--- begin DATASET EXCERPT ---

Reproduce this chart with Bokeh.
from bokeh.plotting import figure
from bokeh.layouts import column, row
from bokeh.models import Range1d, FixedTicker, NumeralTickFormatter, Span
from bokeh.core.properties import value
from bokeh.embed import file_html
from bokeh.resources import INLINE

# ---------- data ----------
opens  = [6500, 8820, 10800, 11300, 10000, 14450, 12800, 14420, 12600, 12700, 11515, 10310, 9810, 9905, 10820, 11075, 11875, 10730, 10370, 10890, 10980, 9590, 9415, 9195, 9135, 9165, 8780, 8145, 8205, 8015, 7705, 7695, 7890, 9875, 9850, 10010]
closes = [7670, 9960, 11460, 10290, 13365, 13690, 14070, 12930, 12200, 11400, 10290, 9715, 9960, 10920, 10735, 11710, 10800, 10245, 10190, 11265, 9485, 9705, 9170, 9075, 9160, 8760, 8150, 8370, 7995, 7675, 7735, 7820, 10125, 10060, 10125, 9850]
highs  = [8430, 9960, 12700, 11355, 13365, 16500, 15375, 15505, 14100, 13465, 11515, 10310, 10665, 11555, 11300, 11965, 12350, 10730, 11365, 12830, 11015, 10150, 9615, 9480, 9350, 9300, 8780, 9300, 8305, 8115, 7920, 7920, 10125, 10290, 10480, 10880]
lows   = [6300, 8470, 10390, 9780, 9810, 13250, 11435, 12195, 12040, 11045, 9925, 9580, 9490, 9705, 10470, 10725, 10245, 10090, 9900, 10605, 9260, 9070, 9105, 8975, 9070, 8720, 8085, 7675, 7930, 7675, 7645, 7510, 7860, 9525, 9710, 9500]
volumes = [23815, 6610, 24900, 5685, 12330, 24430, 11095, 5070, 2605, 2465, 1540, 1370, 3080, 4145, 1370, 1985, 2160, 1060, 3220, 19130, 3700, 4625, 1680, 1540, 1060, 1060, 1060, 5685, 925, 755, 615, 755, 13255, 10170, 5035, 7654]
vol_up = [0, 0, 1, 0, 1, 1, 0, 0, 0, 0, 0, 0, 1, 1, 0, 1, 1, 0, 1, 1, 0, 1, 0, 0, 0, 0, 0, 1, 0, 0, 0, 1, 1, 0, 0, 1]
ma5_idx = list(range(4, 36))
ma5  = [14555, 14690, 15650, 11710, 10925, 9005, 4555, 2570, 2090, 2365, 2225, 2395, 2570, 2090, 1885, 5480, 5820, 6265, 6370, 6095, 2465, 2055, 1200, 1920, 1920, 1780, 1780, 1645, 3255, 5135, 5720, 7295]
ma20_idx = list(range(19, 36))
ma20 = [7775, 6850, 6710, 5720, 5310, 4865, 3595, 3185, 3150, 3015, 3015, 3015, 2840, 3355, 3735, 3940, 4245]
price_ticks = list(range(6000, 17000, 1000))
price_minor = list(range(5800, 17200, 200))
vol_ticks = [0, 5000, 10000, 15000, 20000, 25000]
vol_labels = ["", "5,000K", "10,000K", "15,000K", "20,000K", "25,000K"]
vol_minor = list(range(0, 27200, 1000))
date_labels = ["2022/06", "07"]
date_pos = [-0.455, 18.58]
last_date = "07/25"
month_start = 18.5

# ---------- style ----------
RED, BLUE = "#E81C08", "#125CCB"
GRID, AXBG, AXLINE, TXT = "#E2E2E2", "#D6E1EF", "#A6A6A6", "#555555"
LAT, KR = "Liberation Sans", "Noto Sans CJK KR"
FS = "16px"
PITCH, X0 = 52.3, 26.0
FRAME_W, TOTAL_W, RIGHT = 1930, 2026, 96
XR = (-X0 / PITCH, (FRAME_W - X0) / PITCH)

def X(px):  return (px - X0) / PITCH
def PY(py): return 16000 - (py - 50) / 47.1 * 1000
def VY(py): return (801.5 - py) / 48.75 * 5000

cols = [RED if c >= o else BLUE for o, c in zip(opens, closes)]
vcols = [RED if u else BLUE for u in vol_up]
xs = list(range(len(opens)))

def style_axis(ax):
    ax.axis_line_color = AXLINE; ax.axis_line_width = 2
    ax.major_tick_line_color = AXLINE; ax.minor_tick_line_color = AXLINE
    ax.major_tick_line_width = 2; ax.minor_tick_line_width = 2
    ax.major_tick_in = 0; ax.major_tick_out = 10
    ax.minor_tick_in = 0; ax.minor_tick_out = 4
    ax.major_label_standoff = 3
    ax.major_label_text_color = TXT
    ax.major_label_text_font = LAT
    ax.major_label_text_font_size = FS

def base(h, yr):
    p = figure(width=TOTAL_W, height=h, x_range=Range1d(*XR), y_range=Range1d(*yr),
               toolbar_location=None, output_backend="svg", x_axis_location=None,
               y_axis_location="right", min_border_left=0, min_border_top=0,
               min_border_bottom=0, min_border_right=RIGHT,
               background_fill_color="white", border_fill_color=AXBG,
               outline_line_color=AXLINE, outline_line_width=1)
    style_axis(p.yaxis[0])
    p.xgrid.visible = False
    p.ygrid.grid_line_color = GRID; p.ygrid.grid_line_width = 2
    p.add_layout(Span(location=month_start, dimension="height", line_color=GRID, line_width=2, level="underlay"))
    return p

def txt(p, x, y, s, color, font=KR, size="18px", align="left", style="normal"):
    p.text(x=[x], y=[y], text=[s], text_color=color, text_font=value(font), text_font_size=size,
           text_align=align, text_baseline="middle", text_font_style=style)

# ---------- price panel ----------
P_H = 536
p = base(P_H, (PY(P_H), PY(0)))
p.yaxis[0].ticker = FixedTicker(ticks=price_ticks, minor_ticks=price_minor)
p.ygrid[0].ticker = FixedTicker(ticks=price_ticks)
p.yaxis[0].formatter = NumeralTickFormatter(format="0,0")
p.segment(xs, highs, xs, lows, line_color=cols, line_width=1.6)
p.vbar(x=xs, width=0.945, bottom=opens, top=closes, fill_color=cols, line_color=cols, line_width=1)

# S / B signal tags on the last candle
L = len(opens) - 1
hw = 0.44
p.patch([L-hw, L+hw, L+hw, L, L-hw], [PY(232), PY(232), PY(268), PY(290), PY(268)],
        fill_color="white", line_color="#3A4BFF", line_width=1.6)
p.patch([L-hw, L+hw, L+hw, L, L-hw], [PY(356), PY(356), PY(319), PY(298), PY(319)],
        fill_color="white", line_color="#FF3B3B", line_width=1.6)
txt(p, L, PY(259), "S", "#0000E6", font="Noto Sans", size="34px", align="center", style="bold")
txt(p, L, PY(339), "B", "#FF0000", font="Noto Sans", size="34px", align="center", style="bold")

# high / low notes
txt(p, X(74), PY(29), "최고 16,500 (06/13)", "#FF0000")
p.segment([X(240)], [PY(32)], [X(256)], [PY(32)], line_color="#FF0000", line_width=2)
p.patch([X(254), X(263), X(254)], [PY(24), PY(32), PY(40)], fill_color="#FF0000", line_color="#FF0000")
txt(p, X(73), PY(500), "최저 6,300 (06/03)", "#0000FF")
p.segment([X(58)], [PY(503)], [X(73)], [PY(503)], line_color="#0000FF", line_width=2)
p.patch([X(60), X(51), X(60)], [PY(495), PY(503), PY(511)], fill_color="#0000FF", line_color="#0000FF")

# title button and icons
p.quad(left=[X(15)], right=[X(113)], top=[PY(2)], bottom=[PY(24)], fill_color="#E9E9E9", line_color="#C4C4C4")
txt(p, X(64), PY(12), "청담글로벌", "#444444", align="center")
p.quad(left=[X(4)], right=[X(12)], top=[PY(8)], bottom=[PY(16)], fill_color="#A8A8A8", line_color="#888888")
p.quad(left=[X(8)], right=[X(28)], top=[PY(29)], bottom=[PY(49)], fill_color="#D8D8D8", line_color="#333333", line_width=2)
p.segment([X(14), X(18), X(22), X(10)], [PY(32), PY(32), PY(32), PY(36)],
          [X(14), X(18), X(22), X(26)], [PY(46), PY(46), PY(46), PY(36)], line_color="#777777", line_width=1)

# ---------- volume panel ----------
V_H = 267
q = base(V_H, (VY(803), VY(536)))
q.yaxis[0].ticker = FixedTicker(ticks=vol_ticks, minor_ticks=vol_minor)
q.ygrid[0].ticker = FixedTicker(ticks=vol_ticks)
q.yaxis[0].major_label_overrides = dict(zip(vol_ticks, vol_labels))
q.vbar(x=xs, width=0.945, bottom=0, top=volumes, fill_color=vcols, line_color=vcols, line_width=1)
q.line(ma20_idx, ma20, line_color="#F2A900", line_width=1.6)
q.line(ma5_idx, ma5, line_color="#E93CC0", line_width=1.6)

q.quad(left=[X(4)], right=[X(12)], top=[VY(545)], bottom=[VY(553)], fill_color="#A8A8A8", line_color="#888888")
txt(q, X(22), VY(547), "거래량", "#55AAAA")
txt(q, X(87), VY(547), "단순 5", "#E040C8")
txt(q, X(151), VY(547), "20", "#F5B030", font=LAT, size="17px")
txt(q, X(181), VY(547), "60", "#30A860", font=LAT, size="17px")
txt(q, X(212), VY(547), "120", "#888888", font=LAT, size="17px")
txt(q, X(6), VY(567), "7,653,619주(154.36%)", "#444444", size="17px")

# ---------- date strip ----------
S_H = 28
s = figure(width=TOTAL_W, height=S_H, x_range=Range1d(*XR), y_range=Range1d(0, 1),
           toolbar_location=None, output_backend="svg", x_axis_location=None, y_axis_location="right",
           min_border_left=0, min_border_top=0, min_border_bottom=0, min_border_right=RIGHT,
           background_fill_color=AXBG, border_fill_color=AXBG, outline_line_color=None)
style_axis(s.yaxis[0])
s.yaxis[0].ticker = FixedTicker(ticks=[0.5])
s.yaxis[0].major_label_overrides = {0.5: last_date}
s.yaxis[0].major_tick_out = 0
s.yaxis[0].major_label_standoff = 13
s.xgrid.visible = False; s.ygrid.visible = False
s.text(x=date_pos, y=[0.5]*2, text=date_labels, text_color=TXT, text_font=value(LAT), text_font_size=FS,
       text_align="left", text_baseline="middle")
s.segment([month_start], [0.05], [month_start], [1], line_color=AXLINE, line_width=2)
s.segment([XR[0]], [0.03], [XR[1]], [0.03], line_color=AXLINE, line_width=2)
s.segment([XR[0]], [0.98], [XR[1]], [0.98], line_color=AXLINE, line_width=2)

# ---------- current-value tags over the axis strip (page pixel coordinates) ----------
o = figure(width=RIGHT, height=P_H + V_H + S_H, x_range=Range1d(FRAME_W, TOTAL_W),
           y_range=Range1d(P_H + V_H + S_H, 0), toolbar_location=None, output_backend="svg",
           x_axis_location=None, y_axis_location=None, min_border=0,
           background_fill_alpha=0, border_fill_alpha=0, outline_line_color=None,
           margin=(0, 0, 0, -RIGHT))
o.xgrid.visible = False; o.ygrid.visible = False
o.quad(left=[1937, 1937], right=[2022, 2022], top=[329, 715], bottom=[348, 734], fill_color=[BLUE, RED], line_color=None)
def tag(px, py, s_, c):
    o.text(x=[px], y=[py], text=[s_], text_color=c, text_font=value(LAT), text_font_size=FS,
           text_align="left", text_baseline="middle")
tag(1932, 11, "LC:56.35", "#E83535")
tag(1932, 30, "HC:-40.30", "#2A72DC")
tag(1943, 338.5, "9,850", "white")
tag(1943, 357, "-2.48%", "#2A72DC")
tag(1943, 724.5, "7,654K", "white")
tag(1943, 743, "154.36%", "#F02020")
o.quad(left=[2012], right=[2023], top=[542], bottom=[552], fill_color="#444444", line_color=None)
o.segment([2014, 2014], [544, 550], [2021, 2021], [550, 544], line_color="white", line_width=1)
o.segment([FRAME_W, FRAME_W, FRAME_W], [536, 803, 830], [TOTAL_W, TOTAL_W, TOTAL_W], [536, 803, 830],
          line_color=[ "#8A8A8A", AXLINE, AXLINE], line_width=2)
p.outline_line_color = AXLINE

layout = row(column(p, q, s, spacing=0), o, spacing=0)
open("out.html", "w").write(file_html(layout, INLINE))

--- end DATASET EXCERPT ---

REQUIREMENTS: Using the data above, restate word for word the lines from its opening line through the line that contains "from bokeh.resources import INLINE", and no more.

WRITTEN ANSWER:
Reproduce this chart with Bokeh.
from bokeh.plotting import figure
from bokeh.layouts import column, row
from bokeh.models import Range1d, FixedTicker, NumeralTickFormatter, Span
from bokeh.core.properties import value
from bokeh.embed import file_html
from bokeh.resources import INLINE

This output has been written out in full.